In England, where the Protestants were numerous, and a large proportion of the Roman Catholics were loyal, the doctrines of the Jesuits and seminary priests-that the Pope could absolve the subject from his civil allegiance, that Elizabeth was a usurper, and that it was de fide,3 that is, necessary to salvation, to deprive her of all authority-were only accepted by an active and unscrupulous minority among the Roman Catholics, which the Government was unable to distinguish from the majority.

1 Address prefixed to the History of the Irish Remonstrance.

2 When Campion and his companions were convicted, John Hart, James Bosgrave, Edward Reshton and Orton saved themselves by such an acknowledgment. Cardinal Allen admitted that those who made this acknowledgment "were to be absolved from death, though they professed the Catholic religion" (Butler, English Catholics, i., p. 428). The Rev.
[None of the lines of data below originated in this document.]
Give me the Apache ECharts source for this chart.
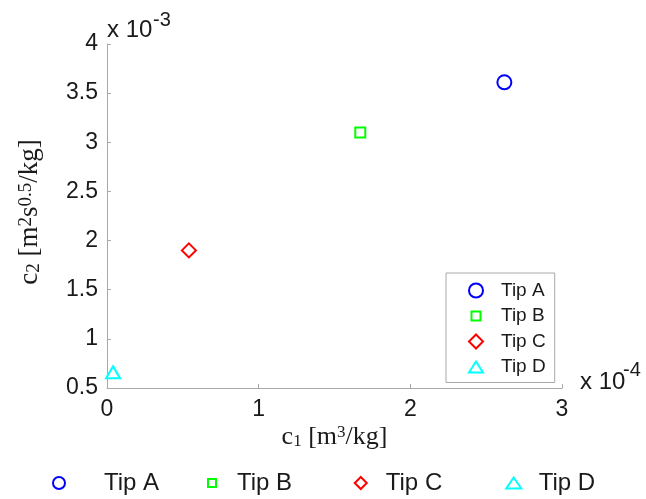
<!DOCTYPE html>
<html><head><meta charset="utf-8">
<script src="https://cdn.jsdelivr.net/npm/echarts@6/dist/echarts.min.js"></script>
<style>html,body{margin:0;padding:0;background:#fff}#c{width:646px;height:499px}</style>
</head><body><div id="c"></div>
<script>
// ---- data (c1 in units of 1e-4 m^3/kg, c2 in units of 1e-3 m^2 s^0.5/kg) ----
const seriesNames = ['Tip A', 'Tip B', 'Tip C', 'Tip D'];
const c1Values = [2.62, 1.67, 0.54, 0.04];
const c2Values = [3.61, 3.10, 1.90, 0.66];
const xTickLabels = ['0', '1', '2', '3'];
const yTickLabels = ['0.5', '1', '1.5', '2', '2.5', '3', '3.5', '4'];

// ---- styles ----
const markColors = ['#0000ff', '#00ff00', '#ff0000', '#00ffff'];
const markSymbols = ['circle', 'rect', 'diamond', 'triangle'];
const markSizes = [14, 10, 14, [14, 12]];
// legend icons drawn in a box the size of the legend item (40x14 / 40x12)
const innerIcons = [
  'circle',
  'path://M0,0M40,14M15.5,2.5L24.5,2.5L24.5,11.5L15.5,11.5Z',
  'path://M0,0M40,14M20,0L27,7L20,14L13,7Z',
  'path://M0,0M40,14M20,1.5L27,12.5L13,12.5Z'
];
const bottomIcons = [
  'circle',
  'path://M0,0M40,12M16,2L24,2L24,10L16,10Z',
  'path://M0,0M40,12M20,-1L27,6L20,13L13,6Z',
  'path://M0,0M40,12M20,0.5L27.5,11.5L12.5,11.5Z'
];
const sans = 'Liberation Sans, Arial, sans-serif';
const serif = 'Liberation Serif, Times New Roman, serif';
const axisGray = '#a8a8a8';
const textCol = '#1a1a1a';

const chart = echarts.init(document.getElementById('c'), null, {renderer: 'canvas'});

const serifRich = (fs, ss) => ({
  a: {fontFamily: serif, fontSize: fs, lineHeight: fs, fill: textCol},
  sub: {fontFamily: serif, fontSize: ss, lineHeight: 10, verticalAlign: 'bottom', fill: textCol},
  sup: {fontFamily: serif, fontSize: ss, lineHeight: 12, verticalAlign: 'top', fill: textCol}
});

const legendItems = (icons) => seriesNames.map((n, i) => ({name: n, icon: icons[i]}));

const option = {
  backgroundColor: '#fff',
  animation: false,
  grid: {left: 107, right: 84, top: 44, bottom: 111, containLabel: false, outerBoundsMode: 'none'},
  xAxis: {
    type: 'value', min: 0, max: 3, interval: 1,
    axisLine: {show: true, lineStyle: {color: axisGray, width: 1}},
    axisTick: {show: true, inside: true, length: 4, lineStyle: {color: axisGray}},
    axisLabel: {
      margin: 10, fontSize: 23, fontFamily: sans, color: textCol,
      formatter: (v) => xTickLabels[Math.round(v)]
    },
    splitLine: {show: false}
  },
  yAxis: {
    type: 'value', min: 0.5, max: 4, interval: 0.5,
    axisLine: {show: true, lineStyle: {color: axisGray, width: 1}},
    axisTick: {show: true, inside: true, length: 4, lineStyle: {color: axisGray}},
    axisLabel: {
      margin: 9, fontSize: 23, fontFamily: sans, color: textCol,
      formatter: (v) => yTickLabels[Math.round((v - 0.5) / 0.5)]
    },
    splitLine: {show: false}
  },
  legend: [
    {
      orient: 'vertical', left: 446, top: 273,
      padding: [8, 9, 6, 9], itemGap: 6.5,
      itemWidth: 40, itemHeight: 14,
      borderColor: axisGray, borderWidth: 1, backgroundColor: '#fff',
      textStyle: {fontSize: 19, fontFamily: sans, color: textCol},
      selectedMode: false,
      data: legendItems(innerIcons)
    },
    {
      orient: 'horizontal', left: 52, top: 471, padding: 0,
      itemWidth: 80, itemHeight: 12,
      textStyle: {fontSize: 24, fontFamily: sans, color: textCol},
      selectedMode: false,
      data: legendItems(bottomIcons).slice(0, 1)
    },
    {
      orient: 'horizontal', left: 191, top: 471, padding: 0,
      itemWidth: 40, itemHeight: 12, itemGap: 50.5,
      textStyle: {fontSize: 24, fontFamily: sans, color: textCol},
      selectedMode: false,
      data: legendItems(bottomIcons).slice(1)
    }
  ],
  series: seriesNames.map((n, i) => ({
    name: n, type: 'scatter',
    data: [[c1Values[i], c2Values[i]]],
    symbol: markSymbols[i], symbolSize: markSizes[i],
    itemStyle: {color: '#ffffff', borderColor: markColors[i], borderWidth: 2, opacity: 1},
    emphasis: {disabled: true}
  })),
  graphic: [
    {type: 'text', x: 107, y: 30.5, style: {text: 'x 10', fontSize: 24, fontFamily: sans, fill: textCol, align: 'left', verticalAlign: 'middle'}},
    {type: 'text', x: 153, y: 20, style: {text: '-3', fontSize: 20, fontFamily: sans, fill: textCol, align: 'left', verticalAlign: 'middle'}},
    {type: 'text', x: 580, y: 382.5, style: {text: 'x 10', fontSize: 24, fontFamily: sans, fill: textCol, align: 'left', verticalAlign: 'middle'}},
    {type: 'text', x: 623, y: 370, style: {text: '-4', fontSize: 20, fontFamily: sans, fill: textCol, align: 'left', verticalAlign: 'middle'}},
    {type: 'text', x: 334.5, y: 437, style: {
      text: '{a|c}{sub|1}{a| [m}{sup|3}{a|/kg]}', rich: serifRich(26, 17),
      align: 'center', verticalAlign: 'middle'}},
    {type: 'text', x: 30, y: 212, rotation: Math.PI / 2, style: {
      text: '{a|c}{sub|2}{a| [m}{sup|2}{a|s}{sup|0.5}{a|/kg]}', rich: serifRich(27, 19),
      align: 'center', verticalAlign: 'middle'}}
  ]
};
chart.setOption(option);
</script>
</body></html>
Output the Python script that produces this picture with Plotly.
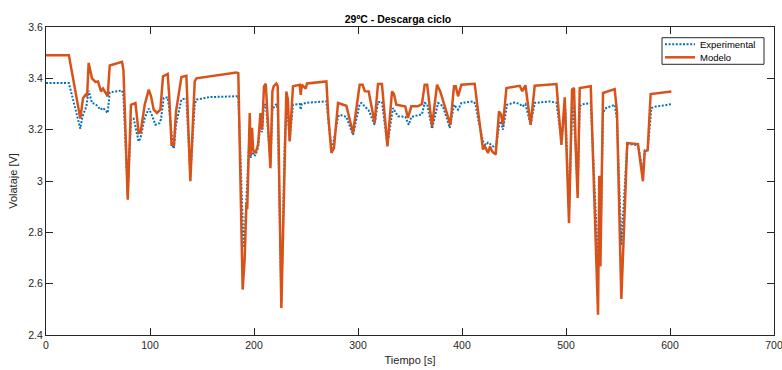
import plotly.graph_objects as go

# Modelo: simulated terminal voltage over the discharge cycle
t_modelo = [
    0, 22, 33, 35.6, 37.9, 39.5, 41, 44.2, 47.5, 50, 52.9, 54.8, 57, 59.3, 61.3, 73.1,
    74.5, 78.6, 81.7, 86, 89.1, 91, 94.9, 98.8, 101, 103.6, 106.7, 110, 112.5, 117,
    118.5, 120.7, 123, 125, 130.2, 135, 138.8, 143, 144.6, 183,
    184.9, 189.1, 191, 192.7, 193.5, 194.9, 195.9, 196.8, 198.1, 199.2, 201.3, 203.9,
    206.2, 207.8, 209.6, 211.3, 212.5, 215.8, 217.7, 219, 221.5, 222.8, 226.3, 229.5,
    231.1, 232.5, 234.3, 237.5, 244, 244.9, 246,
    249.7, 251, 269.6, 271.5, 274.4, 276.9, 280.8, 284, 288.8, 295.2,
    301.6, 304.5, 306.5, 310.3, 316, 319.2, 323, 328.3, 332.7, 334.5, 336.9, 342,
    345.5, 348, 351.3, 357.5, 361.5, 364.1, 366.5, 371.2, 376, 379, 381.7, 385, 388.8,
    392.3, 394, 396.2, 399.4, 412.2, 415.5, 420.2, 421.5, 423, 425, 427, 429, 432.4,
    435.6, 437.5, 439.4, 442.7, 455.5, 458, 461, 466, 469.9, 490.8, 495.6, 498.8,
    502.9, 505.8, 507.7, 509.5, 511.2, 513.2, 523.8, 530.8, 532.0, 533.1, 535.6,
    546.8, 549, 553.2, 554.8, 557, 558.9, 569.2, 574, 575.7, 578.5, 581.4, 601.3,
]
v_modelo = [
    3.49, 3.49, 3.243, 3.323, 3.336, 3.33, 3.46, 3.40, 3.386, 3.388, 3.349, 3.36, 3.345,
    3.33, 3.45, 3.464,
    3.43, 2.927, 3.297, 3.304, 3.187, 3.19, 3.297, 3.356, 3.33, 3.278, 3.265, 3.278,
    3.408, 3.417,
    3.33, 3.141, 3.141, 3.27, 3.405, 3.41, 2.999, 3.388, 3.40, 3.423,
    3.42, 2.577, 2.694, 2.914, 2.89, 3.13, 3.265, 3.10, 3.207, 3.12, 3.109, 3.141,
    3.265, 3.20, 3.369, 3.379, 3.30, 3.05, 3.349, 3.37, 3.38, 3.37, 2.505, 3.135,
    3.349, 3.32, 3.154, 3.369, 3.375, 3.336, 3.375,
    3.36, 3.38, 3.388, 3.25, 3.109, 3.129, 3.304, 3.30, 3.293, 3.187,
    3.375, 3.375, 3.35, 3.349, 3.226, 3.378, 3.378, 3.135, 3.349, 3.34, 3.297, 3.293,
    3.29, 3.246, 3.291, 3.291, 3.30, 3.375, 3.375, 3.213, 3.375, 3.35, 3.31, 3.27, 3.219,
    3.369, 3.369, 3.33, 3.375, 3.379, 3.27, 3.122, 3.14, 3.125, 3.109, 3.135, 3.115, 3.103,
    3.271, 3.26, 3.219, 3.362, 3.371, 3.35, 3.373, 3.219, 3.371, 3.378, 3.141, 3.326,
    2.836, 3.356, 3.362, 3.115, 2.934, 3.362, 3.369, 2.479, 3.02, 2.667, 3.343,
    3.358, 3.27, 2.54, 2.706, 3.005, 3.148, 3.144, 2.999, 3.115, 3.12, 3.339, 3.349,
]

# Experimental: measured terminal voltage
t_exp = [
    0, 22, 33, 35, 38.8, 41, 44.2, 47.5, 50, 52.3, 54.8, 57, 59.3, 61.3, 73.1, 74.5,
    78.6, 81.7, 84.3, 89.1, 91, 94.9, 98.8, 101, 105.2, 109, 110.5, 113.2, 117, 118.5,
    122.1, 123, 125, 130.2, 135, 138.8, 143, 144.6, 157.4, 183,
    184.9, 189.5, 190.7, 192.7, 194.9, 195.9, 196.8, 198.1, 199.2, 201.3, 203.9,
    206.2, 207.8, 209.6, 211.3, 212.5, 215.8, 217.7, 221.5, 222.8, 226.3, 229.5,
    231.1, 232.5, 234.3, 237.5, 244, 244.9, 246,
    251, 269.6, 271.5, 274.4, 276, 280.8, 282.4, 288.8, 295.2, 301.6,
    303.3, 306.5, 310.3, 316, 319.2, 323, 328.3, 333.6, 336.9, 338.5, 345.5, 348.8,
    351.3, 357.5, 361.5, 364.1, 366.5, 371.2, 377, 379, 381.7, 385, 388.2, 392.3, 394,
    396.2, 399.4, 410.6, 413, 415.5, 420.2, 423, 425, 428, 432.4, 436.3, 437.5, 439.4,
    443.3, 450.7, 455.5, 458, 461, 466, 469.9, 484.3, 490.8, 495.6, 499.4, 502.9,
    505.8, 506.7, 509.5, 511.2, 513.2, 515, 523.8, 530.8, 533.1, 535.6, 537.2, 546.8,
    549, 553.2, 554.8, 557, 558.9, 569.2, 574, 575.7, 578.5, 582.1, 586, 598, 601.3,
]
v_exp = [
    3.382, 3.382, 3.204, 3.25, 3.291, 3.352, 3.304, 3.30, 3.29, 3.278, 3.285, 3.275,
    3.265, 3.345, 3.353, 3.33,
    2.95, 3.24, 3.243, 3.154, 3.17, 3.245, 3.282, 3.265, 3.219, 3.225, 3.24, 3.323,
    3.326, 3.28,
    3.129, 3.128, 3.22, 3.317, 3.323, 3.02, 3.30, 3.317, 3.327, 3.33,
    3.33, 2.80, 2.74, 2.927, 3.10, 3.20, 3.09, 3.16, 3.10, 3.10, 3.13,
    3.22, 3.19, 3.297, 3.297, 3.25, 3.07, 3.28, 3.30, 3.28, 2.53, 3.14,
    3.28, 3.26, 3.16, 3.297, 3.30, 3.278, 3.30,
    3.305, 3.31, 3.23, 3.13, 3.141, 3.25, 3.258, 3.25, 3.18, 3.30,
    3.304, 3.29, 3.275, 3.219, 3.308, 3.308, 3.141, 3.284, 3.26, 3.252, 3.25, 3.219,
    3.25, 3.255, 3.26, 3.304, 3.30, 3.204, 3.304, 3.30, 3.29, 3.25, 3.207, 3.297, 3.29,
    3.278, 3.304, 3.31, 3.30, 3.24, 3.154, 3.14, 3.15, 3.14, 3.128, 3.232, 3.23, 3.20,
    3.297, 3.306, 3.30, 3.29, 3.30, 3.219, 3.304, 3.31, 3.305, 3.16, 3.278, 2.88,
    3.28, 3.297, 3.12, 2.96, 3.29, 3.298, 3.304, 2.68, 2.72, 3.26, 3.282, 3.297,
    3.24, 2.75, 2.85, 3.02, 3.144, 3.14, 3.037, 3.12, 3.12, 3.284, 3.29, 3.297, 3.30,
]

assert len(t_modelo) == len(v_modelo)
assert len(t_exp) == len(v_exp)

x_ticks = [0, 100, 200, 300, 400, 500, 600, 700]
y_ticks = [2.4, 2.6, 2.8, 3.0, 3.2, 3.4, 3.6]
y_ticklabels = ["2.4", "2.6", "2.8", "3", "3.2", "3.4", "3.6"]

BLUE = "#0072BD"
ORANGE = "#D95319"
AXIS = "#262626"
FONT = "Liberation Sans, Arial, Helvetica, sans-serif"
DOT = "2px,1.6px"

fig = go.Figure()
fig.add_trace(go.Scatter(
    x=t_exp, y=v_exp, mode="lines", name="Experimental",
    line=dict(color=BLUE, width=2, dash=DOT), showlegend=False,
))
fig.add_trace(go.Scatter(
    x=t_modelo, y=v_modelo, mode="lines", name="Modelo",
    line=dict(color=ORANGE, width=2.5), showlegend=False,
))

axis_common = dict(
    showgrid=False, zeroline=False, showline=True, linecolor=AXIS, linewidth=1,
    mirror="ticks", ticks="inside", ticklen=7, tickwidth=1, tickcolor=AXIS,
    tickfont=dict(family=FONT, size=10.5, color=AXIS), ticklabeloverflow="allow",
    automargin=False,
)

fig.update_layout(
    width=782, height=370,
    margin=dict(l=46, r=8, t=27, b=35, autoexpand=False),
    paper_bgcolor="white", plot_bgcolor="white",
    font=dict(family=FONT, color=AXIS),
    title=dict(
        text="<b>29ºC - Descarga ciclo</b>", font=dict(family=FONT, size=10.5, color="black"),
        xref="paper", x=0.4835, xanchor="center", yref="container", y=1 - 19 / 370,
        yanchor="middle",
    ),
    xaxis=dict(
        range=[0, 700], tickvals=x_ticks, ticktext=[str(v) for v in x_ticks],
        title=dict(text="Tiempo [s]", font=dict(family=FONT, size=11, color=AXIS), standoff=6),
        **axis_common,
    ),
    yaxis=dict(
        range=[2.4, 3.6], tickvals=y_ticks, ticktext=y_ticklabels,
        title=dict(text="Volataje [V]", font=dict(family=FONT, size=11, color=AXIS), standoff=8),
        **axis_common,
    ),
    showlegend=False,
)

# Legend box drawn in paper coordinates at the upper-right corner of the axes
lx0, lx1 = (662 - 46) / 728, (764 - 46) / 728
ly0, ly1 = (335 - 64.3) / 308, (335 - 37.7) / 308
fig.add_shape(type="rect", xref="paper", yref="paper", x0=lx0, x1=lx1, y0=ly0, y1=ly1,
              line=dict(color=AXIS, width=1), fillcolor="white", layer="above")
entries = [("Experimental", BLUE, DOT, 2, 44.3), ("Modelo", ORANGE, "solid", 2.5, 57.3)]
for label, color, dash, width, ypx in entries:
    yy = (335 - ypx) / 308
    fig.add_shape(type="line", xref="paper", yref="paper",
                  x0=(665 - 46) / 728, x1=(695 - 46) / 728, y0=yy, y1=yy,
                  line=dict(color=color, width=width, dash=dash), layer="above")
    fig.add_annotation(text=label, xref="paper", yref="paper", x=(698 - 46) / 728, y=yy,
                       xanchor="left", yanchor="middle", showarrow=False,
                       font=dict(family=FONT, size=9.5, color="black"))

fig.write_html("out.html")
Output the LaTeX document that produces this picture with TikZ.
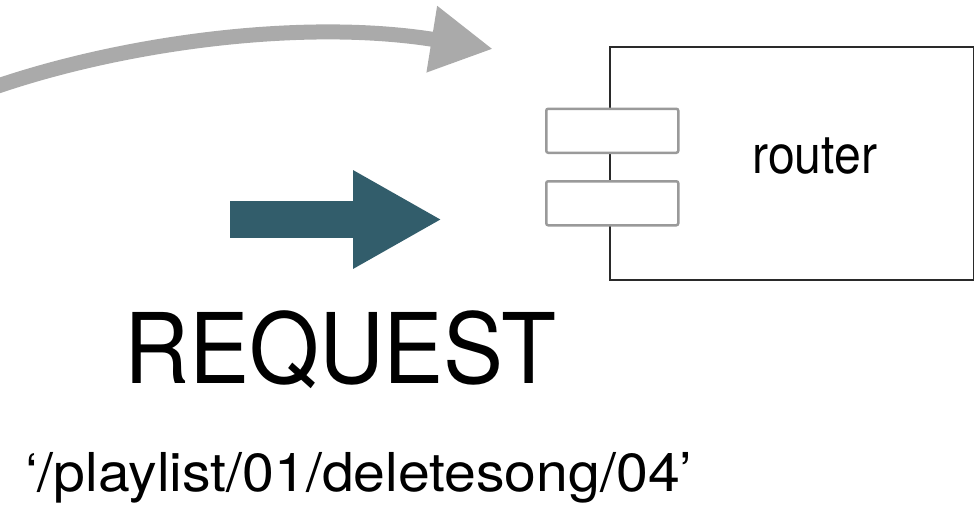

Joseph Berington says expressly "that none of the old clergy suffered, and none of the new, who roundly renounced the assumed prerogative of Papal despotism" (Panzani, p. 34).

"The whole of divines and canonists do hold," says Father Parsons, "that it is certain and of faith that if any Christian prince do deflect from the Catholic religion, his subjects are free from all obligation of that oath which they have taken for their allegiance, and that they may and ought, if they have forces, drive out such a man as an apostate or heretic, and an enemy to the common wealth, from all dominion over Christians, etc." (Throckmorton, Letters to the Catholic Clergy, p. 129).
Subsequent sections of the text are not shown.